Despite his cautionary approach, Maurer believes even when it does happen not much will change for Canada—at least right away.
“As long as cross-border cannabis trade between countries remains effectively closed, I think we will continue to see brands from the United States and Canada infiltrate the cross-border market in the manner in which we currently see,” he said. “That is, American companies finding Canadian licensees to manufacture and sell [their] brands in Canada and vice-versa.”
Maurer added that even if the United States legalized, he doesn’t think that the Canadian government would be quick to open up a cross-border cannabis market, as they are trying to protect Canadian cultivators and manufacturers.
“LPs have invested so much time and money in their facilities here,” he said, likely due to the onerous licensing requirements. “Allowing American products or even worse, products from countries like Mexico and Latin America where cultivation costs are even lower, [would be detrimental].”
More brands like Cookie, Keef, and Bhang on both sides of the border
Maurer does believe that without cross-border trade, U.S. legalization might create even more product licensing on both sides of the border. “For now, some LPs benefit from partnering with American companies to make “American” products here in Canada,” he said. “Federal legalization without open cross-border trade may actually spur more of these relationships to take hold.”
Canada already has a plethora of U.S. brands enjoying strong market share across the country. This includes Bhang chocolate and Wana gummies, two products that have catapulted London-based LP Indiva to a 50 percent market share in the edibles category, as the license-holder and brand manufacturer.
Cookies, a California-based product headed up by American rap star Berner has also made its way north along with infused soda originally made by Keef, a Colorado-based manufacturer.
But if the U.S. legalized weed, would Canadian cannabis products enjoy the same glory south of the border?
“I think some Canadian LPs and retailers may be able to carve out a nice little niche in the U.S. However, the U.S. market (population-wise) is 10 times the size of Canada,” said Maurer.

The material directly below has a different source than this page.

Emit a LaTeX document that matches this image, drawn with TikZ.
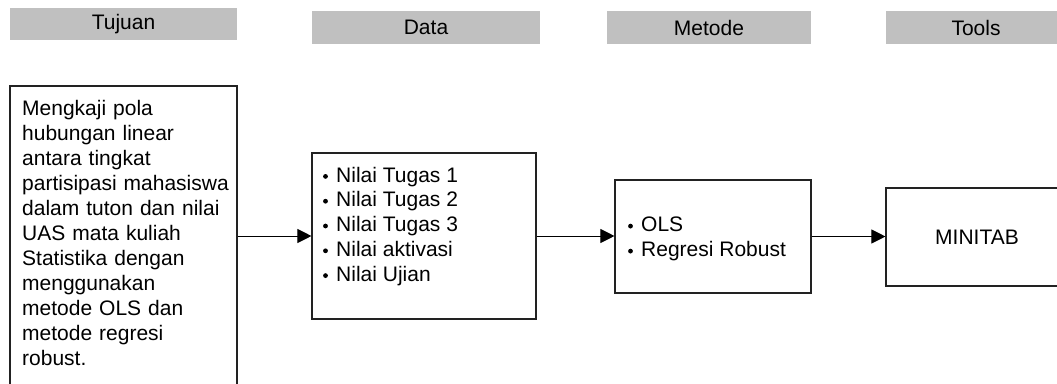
\documentclass[tikz,border=0pt]{standalone}
\usepackage{fontspec}
\setmainfont{Liberation Sans}
\usetikzlibrary{arrows.meta}
\definecolor{hdrgray}{HTML}{C0C0C0}
\definecolor{boxline}{HTML}{222222}
\tikzset{
  hdr/.style={fill=hdrgray, draw=none, inner sep=0pt, font=\fontsize{21}{21}\selectfont},
  box/.style={draw=boxline, line width=1.1pt, fill=white, inner sep=0pt},
  itemtxt/.style={anchor=base west, inner sep=0pt, font=\fontsize{21}{21}\selectfont},
  bul/.style={fill=black},
  arr/.style={-{Triangle[length=14pt,width=14pt]}, line width=1pt, black},
}
\begin{document}
\begin{tikzpicture}[x=1pt,y=-1pt]
\useasboundingbox (0,0) rectangle (1057,383);
% headers
\node[hdr, minimum width=227pt, minimum height=32pt] (h1) at (123.5,24) {Tujuan};
\node[hdr, minimum width=228pt, minimum height=33pt] (h2) at (426,27.5) {Data};
\node[hdr, minimum width=204pt, minimum height=33pt] (h3) at (709,27.5) {Metode};
\node[hdr, minimum width=180pt, minimum height=33pt] (h4) at (976,27.5) {Tools};
% boxes
\node[box, minimum width=227pt, minimum height=314pt] (goal) at (123.5,243) {};
\node[box, minimum width=224pt, minimum height=166pt] (data) at (424,236) {};
\node[box, minimum width=196pt, minimum height=113pt] (met) at (713,236.5) {};
\node[box, minimum width=182pt, minimum height=98pt, font=\fontsize{21}{21}\selectfont] (tool) at (977,237) {\raisebox{-2.5pt}{MINITAB}};
% goal text
\node[anchor=north west, inner sep=0pt, align=left, text width=215pt,
      font=\fontsize{21}{25}\selectfont] (goaltext) at (22,100.5)
 {Mengkaji pola\\
  hubungan linear\\
  antara tingkat\\
  partisipasi mahasiswa\\
  dalam tuton dan nilai\\
  UAS mata kuliah\\
  Statistika dengan\\
  menggunakan\\
  metode OLS dan\\
  metode regresi\\
  robust.};
% data list
\foreach \t [count=\i] in {Nilai Tugas 1, Nilai Tugas 2, Nilai Tugas 3, Nilai aktivasi, Nilai Ujian}{
  \node[itemtxt] (d\i) at (336,{182+(\i-1)*24.8}) {\t};
  \fill[bul] (325.5,{182+(\i-1)*24.8-5.6}) circle (2.4pt);
}
% method list
\foreach \t [count=\i] in {OLS, Regresi Robust}{
  \node[itemtxt] (m\i) at (641,{231.7+(\i-1)*25}) {\t};
  \fill[bul] (630.5,{231.7+(\i-1)*25-5.6}) circle (2.4pt);
}
% arrows
\draw[arr] (goal.east |- data.west) -- (data.west);
\draw[arr] (data.east) -- (met.west |- data.east);
\draw[arr] (met.east) -- (tool.west |- met.east);
\end{tikzpicture}
\end{document}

“It is tough for Canadian products in any industry (generally) to compete in America and I do not see cannabis being any different. Even right now in Canada, brands are still struggling to rise to the top, and that’s within the Canadian market. Add in a lot more competition down south and the task becomes even tougher.”
Canada’s cannabis sector might get access to bigger banking services
Perhaps one of the most important and pressing issues with legal cannabis in the United States is its banking conundrum. Most major financial institutions will not deal with companies in the marijuana sector because they fear treading on money-laundering laws, as well as agitating the federal government in the process.
Maurer feels that with federal legalization, the banking issue will change significantly.
“Federal prohibition has made it very difficult for federally regulated companies to engage with the cannabis industry,” said Maurer. “Even in Canada where cannabis is legal at a federal level, banking continues to be a challenge given the desire of most big banks to steer clear of cannabis companies. [This is because] many of these banks operate outside of Canada (e.g. within the United States) as well.”
Maurer added that if the U.S. ends prohibition, banks will feel a lot more comfortable and protected to service clients in the sector.
“With cannabis legalized at a federal level in the United States, cannabis companies on both sides of the border might find financial services to be much more accessible than they presently are.”
The MORE Act would put Canada’s pardon process to shame
For the moment, the talk around legalization in the United States circles around the Marijuana Opportunity, Reinvestment & Expungement (MORE) Act. This cannabis reform bill, if successful, would end criminal penalties by removing marijuana from the List of Controlled Substances.
On April 1st, the U.S. House of Representatives passed the bill, and the legislation now arguably has an uphill climb in the Senate. If passed, the Act would also expunge past cannabis arrests, charges, and convictions—a move that would leave Canada’s pardon program in the dust.
According to Public Safety Canada, 467 applications have been received and 265 have been granted. Unlike the MORE Act, cannabis pardons in Canada are not automatic. Canadians need to pay $644 for the application and wait up to ten years for a verdict. Many do not have the financial means to pursue this process.
The conversation about pardons was reignited with a tweet from Justin Bieber’s father, asking folks to sign a petition to have the government reconsider current requirements. Unfortunately, the tweet came a day too late for the petition to get the 500 signatures it required.
A new petition is asking for “An act to provide a no-cost, expedited record expungement for nonviolent cannabis convictions is an essential first step for the federal government to recognize the impact of holding criminal records for something that is now legal and disproportionally affects marginalized communities that are trying to move on with their lives.”
At the time of publication, the petition has 495 of the 500 signatures needed to be presented to the House of Commons.